III. Analysis and Decision
 The CAW suggested that its existing collective agreement with United should apply to all former Continental employees. In the alternative, the CAW suggested extending the Continental collective agreement for a set period of time before allowing the CAW to give United a notice to bargain.
 United argued that imposing the CAW’s collective agreement on Continental’s former employees would lead to both windfalls for some employees and unwarranted losses for others. United suggested that the Board establish a common expiry date of March 31, 2014 for both collective agreements. Either party would then be able to give notice to bargain in accordance with the Code.
 In the alternative, United suggested the Board defer deciding the issue for a three-month period ending July 31, 2013.

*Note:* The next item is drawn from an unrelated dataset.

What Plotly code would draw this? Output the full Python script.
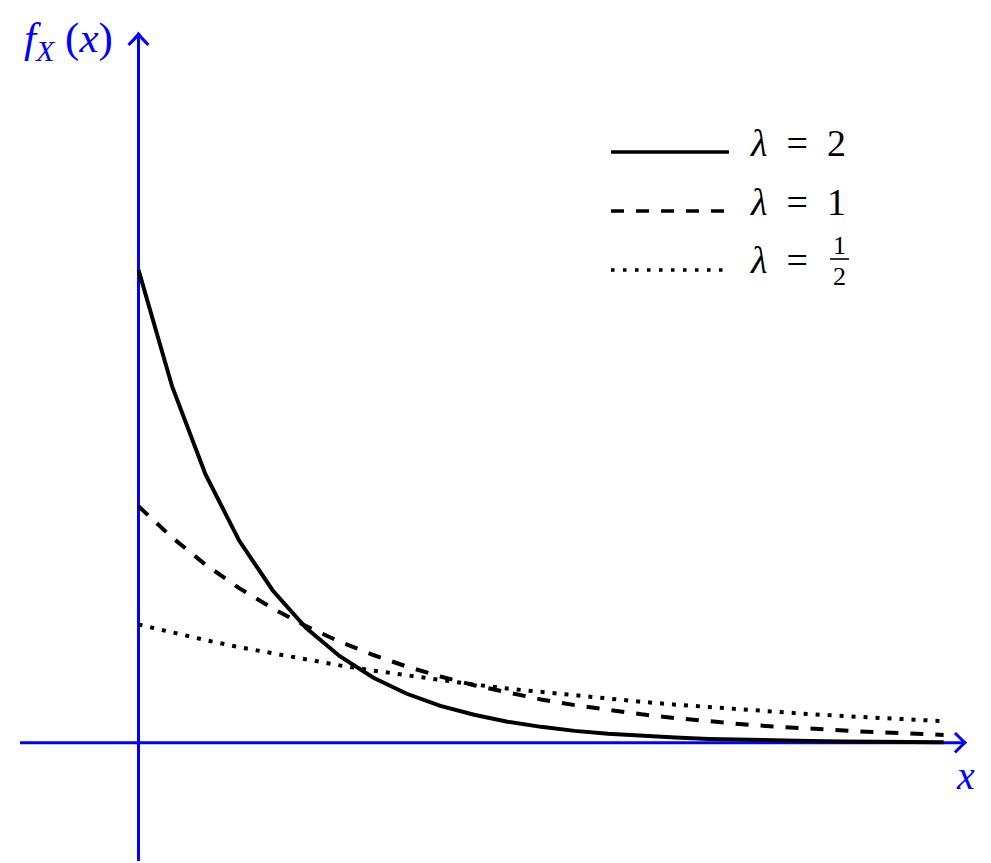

 The Board has considered the parties’ positions. A sale of business can give rise to complicated, and potentially unhealthy, labour relations issues. The definition of a bargaining unit in the Code contemplates only one collective agreement applying to it. Section 18.1 foresees that a sale of business may leave an employer temporarily with the challenge of applying two different collective agreements for employees in a single merged unit.
 Similarly, that same sale of business may inconvenience a trade union by forcing it to apply not only the collective agreement it negotiated, but also one negotiated by the other trade union which had lost the run off representation vote.
 The CAW did not persuade the Board that all of Continental’s former employees should now be governed by its collective agreement. While that solution is available, and has the advantage of being quick, it eliminates collective bargaining as the means to determine the terms and conditions of employment for Continental’s former employees. The Board prefers a resolution which promotes collective bargaining.
 This is especially the case where the bargaining units at United and Continental in Toronto had been of almost equal size.
 The Board was also not convinced in the circumstances of this case that allowing the status quo to linger would promote sound labour relations. Rather, the sooner the parties can start focusing on the terms and conditions of employment for all the employees in the bargaining unit, the better.
 As a result, pursuant to section 18.1(4)(e) of the Code, the Board has decided that both the CAW and the IAMAW collective agreements will now have the same expiry date of Friday, September 6, 2013. This short delay allows the parties to prepare over the summer for the negotiation of a new collective agreement applicable to all employees in the bargaining unit.
 This is a unanimous decision of the Board.